Screens at CIFF: 10/16 & 10/17 & 10/20
WORLD PREMIERE

One of the beautiful things about internationally-minded film festivals is that provide a window into unfamiliar cultures, by bringing to one's attention the smaller sort of foreign film than the kind likely to get a widespread international release; and in so doing, reveal that the prestigious art films that are most country's primary export are just part of a wide array of movies made in that country. For example: did you know that Iran, the native country of modern masters like the formally daring Abbas Kiarostami, the politically dangerous Jafar Panahi, and the challenging storyteller Asghar Farhadi, among other greats, also made cutesy, insubstantial relationship comedies? Because I surely did not know that, and was sort of amazed to learn it in the form of Meeting Leila, the feature debut of director Adel Yaraghi, a habitué of Kiarostami's filmmaking workshops.

More than just that, Meeting Leila was inspired by a story that Kiaorstami, in the midst of giving up cigarettes, told the younger man, and the screenplay was written in collaboration between the two of them. And that proves to be more amazing still than the bare fact of an Iranian relationship comedy: that someone as well-known for his monumentally complex films as Abbas Kiarostami could have taken an active creative role in the production of such a comedy. Which means, presumably, we can thus read this as a companion piece to Certified Copy, and end up being even more disappointed by how emphatically much it isn't that.

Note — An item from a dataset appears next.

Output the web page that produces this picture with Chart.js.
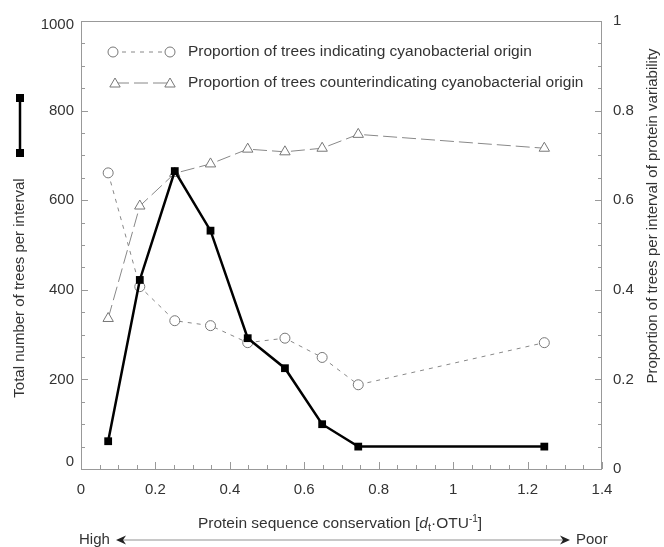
<!DOCTYPE html>
<html>
<head>
<meta charset="utf-8">
<script src="https://cdn.jsdelivr.net/npm/chart.js@4.4.0/dist/chart.umd.min.js"></script>
<style>
  html, body { margin: 0; padding: 0; background: #fff; }
</style>
</head>
<body>
<canvas id="trees_chart" width="664" height="547"></canvas>
<script>
// interval centres of protein variability (dt per OTU)
const intervalX = [0.073, 0.158, 0.252, 0.348, 0.448, 0.548, 0.648, 0.745, 1.245];
// total number of trees per interval (left axis)
const totalTrees = [62, 422, 665, 532, 292, 225, 100, 50, 50];
// proportions (right axis)
const propIndicating = [0.661, 0.407, 0.331, 0.320, 0.282, 0.292, 0.249, 0.188, 0.282];
const propCounter = [0.336, 0.587, 0.660, 0.681, 0.714, 0.708, 0.716, 0.747, 0.716];

const xTickLabels = ["0", "0.2", "0.4", "0.6", "0.8", "1", "1.2", "1.4"];
// 0 and 1000 on the left axis are nudged inward, drawn by the decor plugin
const leftTickLabels = ["200", "400", "600", "800"];
const leftEndLabels = ["0", "1000"];
const rightTickLabels = ["0", "0.2", "0.4", "0.6", "0.8", "1"];

const legendLabels = [
    "Proportion of trees indicating cyanobacterial origin",
    "Proportion of trees counterindicating cyanobacterial origin"
];

const FONT = "'Liberation Sans', Arial, Helvetica, sans-serif";
const TEXT = "#333";
const AXIS = "#999";

function pts(ys) {
    return intervalX.map((x, i) => ({ x: x, y: ys[i] }));
}

function pick(list) {
    return function (v) {
        const s = String(Math.round(v * 100) / 100);
        return list.indexOf(s) >= 0 ? s : "";
    };
}

function drawTri(ctx, x, y, r) {
    ctx.beginPath();
    ctx.moveTo(x, y - r);
    ctx.lineTo(x - r * 0.866, y + r * 0.5);
    ctx.lineTo(x + r * 0.866, y + r * 0.5);
    ctx.closePath();
    ctx.fill();
    ctx.stroke();
}

const decor = {
    id: "decor",
    afterDraw(chart) {
        const ctx = chart.ctx;
        const a = chart.chartArea;
        ctx.save();

        // frame
        ctx.strokeStyle = AXIS;
        ctx.lineWidth = 1;
        ctx.setLineDash([]);
        ctx.strokeRect(a.left + 0.5, a.top + 0.5, a.right - a.left - 1, a.bottom - a.top);

        // inward ticks
        const sx = chart.scales.x, sy = chart.scales.y, sy1 = chart.scales.y1;
        ctx.beginPath();
        sx.ticks.forEach(t => {
            const p = Math.round(sx.getPixelForValue(t.value)) + 0.5;
            const len = Math.round(t.value * 100) % 20 === 0 ? 7 : 4;
            ctx.moveTo(p, a.bottom);
            ctx.lineTo(p, a.bottom - len);
        });
        sy.ticks.forEach(t => {
            const p = Math.round(sy.getPixelForValue(t.value)) + 0.5;
            const len = t.value % 200 === 0 ? 7 : 4;
            ctx.moveTo(a.left, p);
            ctx.lineTo(a.left + len, p);
        });
        sy1.ticks.forEach(t => {
            const p = Math.round(sy1.getPixelForValue(t.value)) + 0.5;
            const len = Math.round(t.value * 100) % 20 === 0 ? 7 : 4;
            ctx.moveTo(a.right, p);
            ctx.lineTo(a.right - len, p);
        });
        ctx.stroke();

        // left axis end labels, pulled inside the axis range
        ctx.fillStyle = TEXT;
        ctx.font = "15px " + FONT;
        ctx.textAlign = "right";
        ctx.textBaseline = "middle";
        ctx.fillText(leftEndLabels[0], a.left - 7, sy.getPixelForValue(0) - 7);
        ctx.fillText(leftEndLabels[1], a.left - 7, sy.getPixelForValue(1000) + 4);

        // legend inside plot
        ctx.strokeStyle = "#888";
        ctx.fillStyle = "#fff";
        ctx.setLineDash([4, 5]);
        ctx.beginPath(); ctx.moveTo(113, 52); ctx.lineTo(170, 52); ctx.stroke();
        ctx.setLineDash([14, 5]);
        ctx.beginPath(); ctx.moveTo(115, 83); ctx.lineTo(170, 83); ctx.stroke();
        ctx.setLineDash([]);
        ctx.strokeStyle = "#777";
        [113, 170].forEach(x => {
            ctx.beginPath(); ctx.arc(x, 52, 5, 0, Math.PI * 2); ctx.fill(); ctx.stroke();
        });
        [115, 170].forEach(x => drawTri(ctx, x, 84, 6));

        ctx.fillStyle = TEXT;
        ctx.font = "15.5px " + FONT;
        ctx.textAlign = "left";
        ctx.fillText(legendLabels[0], 188, 52);
        ctx.fillText(legendLabels[1], 188, 83);

        // left series key (square - line - square)
        ctx.strokeStyle = "#000";
        ctx.lineWidth = 2.5;
        ctx.beginPath(); ctx.moveTo(20, 98); ctx.lineTo(20, 153); ctx.stroke();
        ctx.fillStyle = "#000";
        ctx.fillRect(16, 94, 8, 8);
        ctx.fillRect(16, 149, 8, 8);

        // axis titles
        ctx.fillStyle = TEXT;
        ctx.font = "15px " + FONT;
        ctx.textAlign = "center";
        ctx.save();
        ctx.translate(20, 288);
        ctx.rotate(-Math.PI / 2);
        ctx.fillText("Total number of trees per interval", 0, 0);
        ctx.restore();
        ctx.save();
        ctx.translate(653, 216);
        ctx.rotate(-Math.PI / 2);
        ctx.fillText("Proportion of trees per interval of protein variability", 0, 0);
        ctx.restore();

        // x title with italic d, subscript t, superscript -1
        ctx.textAlign = "left";
        ctx.textBaseline = "alphabetic";
        const parts = [
            ["Protein sequence conservation [", "15.5px " + FONT, 0],
            ["d", "italic 15.5px " + FONT, 0],
            ["t", "11px " + FONT, 3],
            ["\u00B7OTU", "15.5px " + FONT, 0],
            ["-1", "10px " + FONT, -6],
            ["]", "15.5px " + FONT, 0]
        ];
        let w = 0;
        parts.forEach(p => { ctx.font = p[1]; w += ctx.measureText(p[0]).width; });
        let cx = 340 - w / 2;
        parts.forEach(p => {
            ctx.font = p[1];
            ctx.fillText(p[0], cx, 528 + p[2]);
            cx += ctx.measureText(p[0]).width;
        });

        // High <----> Poor
        ctx.font = "15px " + FONT;
        ctx.textBaseline = "middle";
        ctx.fillText("High", 79, 540);
        ctx.fillText("Poor", 576, 540);
        ctx.strokeStyle = "#c8c8c8";
        ctx.lineWidth = 2;
        ctx.beginPath(); ctx.moveTo(122, 540); ctx.lineTo(564, 540); ctx.stroke();
        ctx.fillStyle = "#222";
        ctx.beginPath();
        ctx.moveTo(116, 540); ctx.lineTo(126, 535.5); ctx.lineTo(123, 540); ctx.lineTo(126, 544.5);
        ctx.closePath(); ctx.fill();
        ctx.beginPath();
        ctx.moveTo(570, 540); ctx.lineTo(560, 535.5); ctx.lineTo(563, 540); ctx.lineTo(560, 544.5);
        ctx.closePath(); ctx.fill();

        ctx.restore();
    }
};

const tickFont = { family: FONT, size: 15 };

const ctx = document.getElementById("trees_chart").getContext("2d");

const myChart = new Chart(ctx, {
    type: "line",
    data: {
        datasets: [
            {
                label: "Total number of trees per interval",
                data: pts(totalTrees),
                yAxisID: "y",
                borderColor: "#000",
                borderWidth: 2.5,
                pointStyle: "rect",
                pointRadius: 5.5,
                pointBackgroundColor: "#000",
                pointBorderColor: "#000",
                pointBorderWidth: 0,
                tension: 0
            },
            {
                label: legendLabels[0],
                data: pts(propIndicating),
                yAxisID: "y1",
                borderColor: "#888",
                borderWidth: 1,
                borderDash: [4, 5],
                pointStyle: "circle",
                pointRadius: 5,
                pointBackgroundColor: "#fff",
                pointBorderColor: "#777",
                pointBorderWidth: 1,
                tension: 0
            },
            {
                label: legendLabels[1],
                data: pts(propCounter),
                yAxisID: "y1",
                borderColor: "#888",
                borderWidth: 1,
                borderDash: [14, 5],
                pointStyle: "triangle",
                pointRadius: 6,
                pointBackgroundColor: "#fff",
                pointBorderColor: "#777",
                pointBorderWidth: 1,
                tension: 0
            }
        ]
    },
    options: {
        responsive: false,
        animation: false,
        devicePixelRatio: 1,
        layout: { padding: { top: 21, left: 0, right: 0, bottom: 0 } },
        plugins: { legend: { display: false }, tooltip: { enabled: false } },
        scales: {
            x: {
                type: "linear",
                min: 0,
                max: 1.4,
                border: { display: false },
                grid: { display: false, drawTicks: false },
                ticks: {
                    stepSize: 0.05,
                    autoSkip: false,
                    maxRotation: 0,
                    padding: 12,
                    color: TEXT,
                    font: tickFont,
                    callback: pick(xTickLabels)
                },
                afterFit(s) { s.height = 78; }
            },
            y: {
                position: "left",
                min: 0,
                max: 1000,
                border: { display: false },
                grid: { display: false, drawTicks: false },
                ticks: {
                    stepSize: 50,
                    autoSkip: false,
                    padding: 7,
                    color: TEXT,
                    font: tickFont,
                    callback: pick(leftTickLabels)
                },
                afterFit(s) { s.width = 81; }
            },
            y1: {
                position: "right",
                min: 0,
                max: 1,
                border: { display: false },
                grid: { display: false, drawTicks: false },
                ticks: {
                    stepSize: 0.05,
                    autoSkip: false,
                    padding: 11,
                    color: TEXT,
                    font: tickFont,
                    callback: pick(rightTickLabels)
                },
                afterFit(s) { s.width = 62; }
            }
        }
    },
    plugins: [decor]
});
</script>
</body>
</html>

Meeting Leila it may be called, but Leila is met by the end of the film's opening sequence, in which a man called Nader (played by Yaraghi himself) is running an errand in a really bad snowstorm (another thing film festivals teach us: there are heavy snowfalls in Iran), when he gets stopped by a stalled car right in the middle of his path; that car, of course, is being driven - or not being driven, more to the point - by Leila (Leila Hatami), who gratefully accepts Nader's offer to help...

...and the next time we see them, it's just a couple of days before their wedding, a gigantic narrative ellipsis that I actually rather respect; it focuses our attention on the part of the movie that actually matters, how they relate to one another as an established couple, whose various foibles have gone from being comic traits and become actual issues to be tolerated, ignored, or challenged. Meeting Leila is chiefly about a foible that is being challenged.

The movie tells us in the first scene that Nader is a smoker - in the first image, even, given that the most obvious object in the opening shot is a pack of American cigarettes with the U.S. Surgeon General's warning prominently facing right at the camera. So it's no surprise when the movie's conflict ends up revolving almost entirely around his smoking habit: a habit that Leila desperately wants him to give up. Which he wants to do, both because it's unhealthy, and because he wants to prove that he loves Leila so much that he will make a good faith effort to contribute to their relationship; the problem is, Nader is an advertising "idea man", and he needs the centering, relaxed feeling that comes from a cigarette in order to come up with his best ideas; given the one idea we hear him pitch when he doesn't have nicotine in his system, he's not exaggerating when he frets that his career is on the line if he quits smoking.

That pretty much does it for the conflict: what it doesn't point out is how much of the film is nothing but scenes of Nader talking about how much he likes smoking, how much he misses smoking, or indulging in weird smoker's humor with the various people he smokes with. It's a smoke-heavy movie, for sure, and while it might have been inspired by Kiarostami's attempts to kick the habit, Yaraghi doesn't editorialise one way or the other. Instead, he's content to use smoking as a convenient symbol for the turf wars in any long-term romantic relationship, using it as a way to dramatise Nader's commitment or lack thereof to bettering himself in order to start his marriage off on the right foot.

And that's fine, I guess; it's a sturdy, workaday theme presented without much distinction in this particular instance, mostly because Yaraghi is a fine but unexceptional actor, and Hatami's total domination of every one of her scenes (as last seen in A Separation) doesn't help to make us find Nader any more interesting, and given how much time Hatami is offscreen, the film frequently turns into a game of waiting for her to show back up.

On the other hand, however slight the project is, it possesses a nice, simple sense of humor and never takes itself too seriously; there is a specific comic setpiece, in which Nader furiously storms back and forth through a store filled with fragile knickknacks, always just managing not to break anything, and impatiently shooing the salespeople trying to keep him away from the displays, that's as funny as anything in recent memory, perfectly played and filmed. If Yaraghi wants to do more than lightly entertain us with a film full of basic observations, he fails; but it doesn't really seem like he wants that.

A final note: shot on digital video, the film looks beastly (it appears that it was being projected at 30 fps, at least when I saw it - maybe this is a local problem), and it is the best argument I've seen all year for giving up on cinematography in the digital age. This trumps my bitter film-loving cinephilia: the film looks bad enough that I think it would distract anybody, even if they couldn't pinpoint why. Caveat emptor.